# Instructions to follow
Don't include pictures. Quote the lines below from the first through the line that contains "eye = Vt[-1][:3] / Vt[-1][3]".

# Data shown
++++++++++
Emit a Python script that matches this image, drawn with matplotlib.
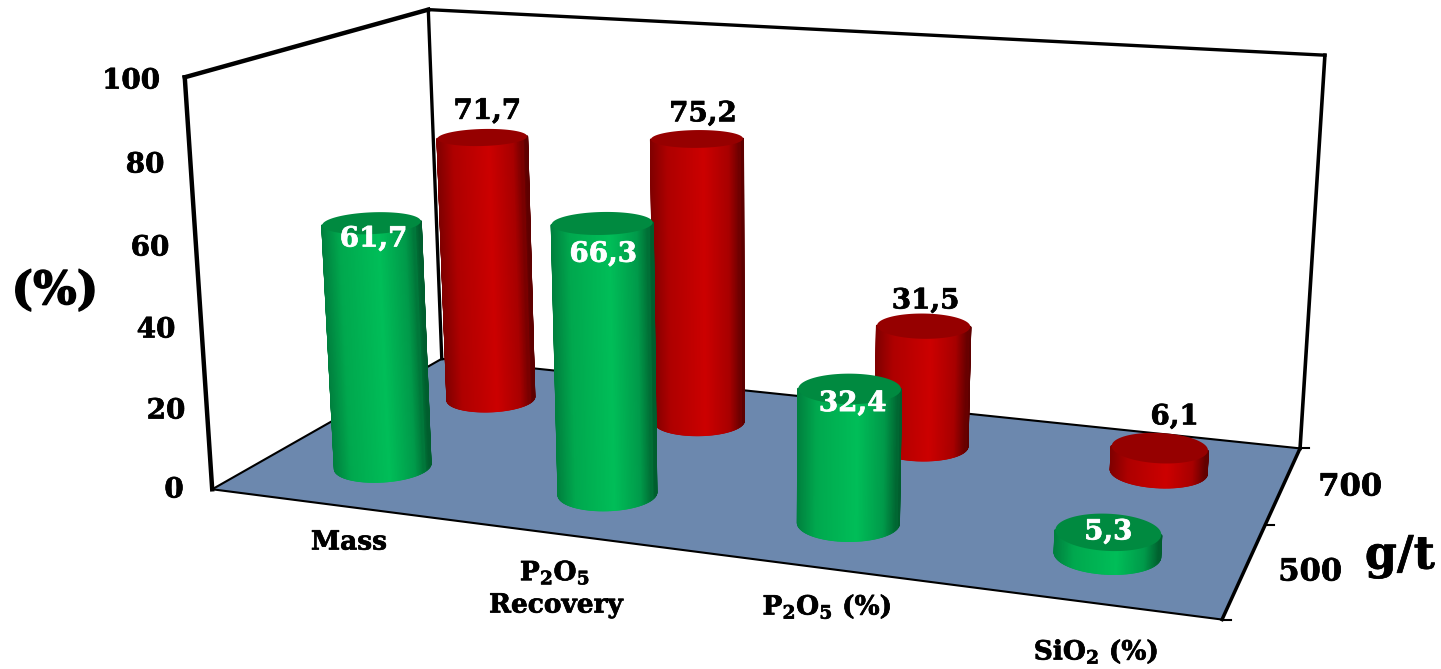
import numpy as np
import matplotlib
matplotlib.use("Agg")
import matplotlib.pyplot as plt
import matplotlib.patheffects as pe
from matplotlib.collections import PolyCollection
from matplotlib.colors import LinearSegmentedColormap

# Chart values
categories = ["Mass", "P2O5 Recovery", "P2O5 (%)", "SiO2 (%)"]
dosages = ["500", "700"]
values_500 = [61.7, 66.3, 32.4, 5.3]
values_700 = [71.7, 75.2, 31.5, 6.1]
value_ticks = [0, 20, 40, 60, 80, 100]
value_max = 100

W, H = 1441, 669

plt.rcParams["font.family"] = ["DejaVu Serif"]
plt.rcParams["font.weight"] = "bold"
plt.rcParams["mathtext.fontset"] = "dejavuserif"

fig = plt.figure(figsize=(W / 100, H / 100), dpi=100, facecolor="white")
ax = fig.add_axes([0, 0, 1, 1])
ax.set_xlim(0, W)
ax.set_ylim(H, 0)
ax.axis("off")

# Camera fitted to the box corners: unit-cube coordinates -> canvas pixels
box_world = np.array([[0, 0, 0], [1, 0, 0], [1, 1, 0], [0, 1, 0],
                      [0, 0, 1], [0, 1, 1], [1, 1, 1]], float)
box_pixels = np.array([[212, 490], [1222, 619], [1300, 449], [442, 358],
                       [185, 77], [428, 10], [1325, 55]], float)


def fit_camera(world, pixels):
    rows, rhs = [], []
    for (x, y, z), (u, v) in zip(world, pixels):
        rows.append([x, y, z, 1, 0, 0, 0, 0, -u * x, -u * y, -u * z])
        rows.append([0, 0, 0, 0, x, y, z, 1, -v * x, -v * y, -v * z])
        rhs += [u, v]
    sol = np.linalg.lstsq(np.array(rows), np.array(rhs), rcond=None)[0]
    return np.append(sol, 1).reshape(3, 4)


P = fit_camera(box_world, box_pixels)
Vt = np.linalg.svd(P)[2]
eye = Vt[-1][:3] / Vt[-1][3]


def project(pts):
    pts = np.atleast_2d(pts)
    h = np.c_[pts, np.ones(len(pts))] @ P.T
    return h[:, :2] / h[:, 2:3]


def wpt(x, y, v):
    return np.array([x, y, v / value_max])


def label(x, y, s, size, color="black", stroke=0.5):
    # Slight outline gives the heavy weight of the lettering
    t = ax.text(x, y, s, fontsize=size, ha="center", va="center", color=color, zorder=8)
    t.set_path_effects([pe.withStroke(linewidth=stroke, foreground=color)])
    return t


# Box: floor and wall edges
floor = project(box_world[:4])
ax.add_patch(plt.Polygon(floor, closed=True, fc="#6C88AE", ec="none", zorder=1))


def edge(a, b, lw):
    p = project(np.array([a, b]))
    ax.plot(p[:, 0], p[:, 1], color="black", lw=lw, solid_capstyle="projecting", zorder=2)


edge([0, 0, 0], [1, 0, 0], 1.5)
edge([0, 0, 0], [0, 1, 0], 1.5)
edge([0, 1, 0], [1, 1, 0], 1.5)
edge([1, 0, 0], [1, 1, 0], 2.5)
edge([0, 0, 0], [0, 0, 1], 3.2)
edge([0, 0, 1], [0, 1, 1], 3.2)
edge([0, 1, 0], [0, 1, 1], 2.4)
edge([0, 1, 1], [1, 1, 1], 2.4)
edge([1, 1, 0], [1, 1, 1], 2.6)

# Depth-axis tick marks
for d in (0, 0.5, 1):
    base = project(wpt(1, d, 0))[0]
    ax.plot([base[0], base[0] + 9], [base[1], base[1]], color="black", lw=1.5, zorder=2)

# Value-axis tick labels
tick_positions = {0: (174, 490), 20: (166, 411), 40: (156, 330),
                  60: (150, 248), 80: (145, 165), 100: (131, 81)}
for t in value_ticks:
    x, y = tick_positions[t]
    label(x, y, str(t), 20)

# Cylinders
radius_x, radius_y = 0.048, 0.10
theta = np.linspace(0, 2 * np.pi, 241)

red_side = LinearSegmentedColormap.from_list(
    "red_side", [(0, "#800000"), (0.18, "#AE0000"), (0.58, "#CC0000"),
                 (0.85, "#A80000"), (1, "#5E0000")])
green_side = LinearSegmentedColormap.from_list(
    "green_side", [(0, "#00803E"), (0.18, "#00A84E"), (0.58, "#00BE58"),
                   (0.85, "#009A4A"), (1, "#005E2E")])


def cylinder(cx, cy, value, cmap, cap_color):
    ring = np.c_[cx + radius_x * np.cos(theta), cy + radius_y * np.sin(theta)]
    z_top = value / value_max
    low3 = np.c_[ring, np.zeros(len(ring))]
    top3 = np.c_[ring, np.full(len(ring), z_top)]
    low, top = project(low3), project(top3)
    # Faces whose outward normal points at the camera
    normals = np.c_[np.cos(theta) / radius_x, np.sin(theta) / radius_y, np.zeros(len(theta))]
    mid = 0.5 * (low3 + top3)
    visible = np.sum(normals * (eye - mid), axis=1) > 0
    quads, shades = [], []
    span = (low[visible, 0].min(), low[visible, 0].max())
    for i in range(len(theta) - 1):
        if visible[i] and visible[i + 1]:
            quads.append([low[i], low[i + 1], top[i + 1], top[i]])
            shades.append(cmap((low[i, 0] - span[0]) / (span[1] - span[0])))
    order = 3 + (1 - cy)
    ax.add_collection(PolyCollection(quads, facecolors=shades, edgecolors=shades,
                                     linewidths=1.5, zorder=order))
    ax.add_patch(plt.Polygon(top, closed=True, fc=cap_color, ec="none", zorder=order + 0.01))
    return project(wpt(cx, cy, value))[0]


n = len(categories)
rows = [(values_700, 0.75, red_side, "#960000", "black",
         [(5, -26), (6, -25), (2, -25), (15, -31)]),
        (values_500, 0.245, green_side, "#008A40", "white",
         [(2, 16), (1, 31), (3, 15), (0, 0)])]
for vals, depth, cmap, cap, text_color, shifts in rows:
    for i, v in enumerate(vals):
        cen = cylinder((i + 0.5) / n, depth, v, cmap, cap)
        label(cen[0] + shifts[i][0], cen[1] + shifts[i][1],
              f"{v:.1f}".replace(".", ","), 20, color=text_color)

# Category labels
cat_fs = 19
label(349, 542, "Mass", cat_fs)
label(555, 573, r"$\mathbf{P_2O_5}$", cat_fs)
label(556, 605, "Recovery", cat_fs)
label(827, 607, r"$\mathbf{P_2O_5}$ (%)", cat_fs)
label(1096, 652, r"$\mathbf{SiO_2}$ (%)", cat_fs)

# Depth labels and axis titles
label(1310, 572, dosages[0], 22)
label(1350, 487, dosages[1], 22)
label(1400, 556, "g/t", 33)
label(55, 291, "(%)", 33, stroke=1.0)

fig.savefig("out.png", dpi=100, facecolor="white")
++++++++++
# Right answer
Emit a Python script that matches this image, drawn with matplotlib.
import numpy as np
import matplotlib
matplotlib.use("Agg")
import matplotlib.pyplot as plt
import matplotlib.patheffects as pe
from matplotlib.collections import PolyCollection
from matplotlib.colors import LinearSegmentedColormap

# Chart values
categories = ["Mass", "P2O5 Recovery", "P2O5 (%)", "SiO2 (%)"]
dosages = ["500", "700"]
values_500 = [61.7, 66.3, 32.4, 5.3]
values_700 = [71.7, 75.2, 31.5, 6.1]
value_ticks = [0, 20, 40, 60, 80, 100]
value_max = 100

W, H = 1441, 669

plt.rcParams["font.family"] = ["DejaVu Serif"]
plt.rcParams["font.weight"] = "bold"
plt.rcParams["mathtext.fontset"] = "dejavuserif"

fig = plt.figure(figsize=(W / 100, H / 100), dpi=100, facecolor="white")
ax = fig.add_axes([0, 0, 1, 1])
ax.set_xlim(0, W)
ax.set_ylim(H, 0)
ax.axis("off")

# Camera fitted to the box corners: unit-cube coordinates -> canvas pixels
box_world = np.array([[0, 0, 0], [1, 0, 0], [1, 1, 0], [0, 1, 0],
                      [0, 0, 1], [0, 1, 1], [1, 1, 1]], float)
box_pixels = np.array([[212, 490], [1222, 619], [1300, 449], [442, 358],
                       [185, 77], [428, 10], [1325, 55]], float)


def fit_camera(world, pixels):
    rows, rhs = [], []
    for (x, y, z), (u, v) in zip(world, pixels):
        rows.append([x, y, z, 1, 0, 0, 0, 0, -u * x, -u * y, -u * z])
        rows.append([0, 0, 0, 0, x, y, z, 1, -v * x, -v * y, -v * z])
        rhs += [u, v]
    sol = np.linalg.lstsq(np.array(rows), np.array(rhs), rcond=None)[0]
    return np.append(sol, 1).reshape(3, 4)


P = fit_camera(box_world, box_pixels)
Vt = np.linalg.svd(P)[2]
eye = Vt[-1][:3] / Vt[-1][3]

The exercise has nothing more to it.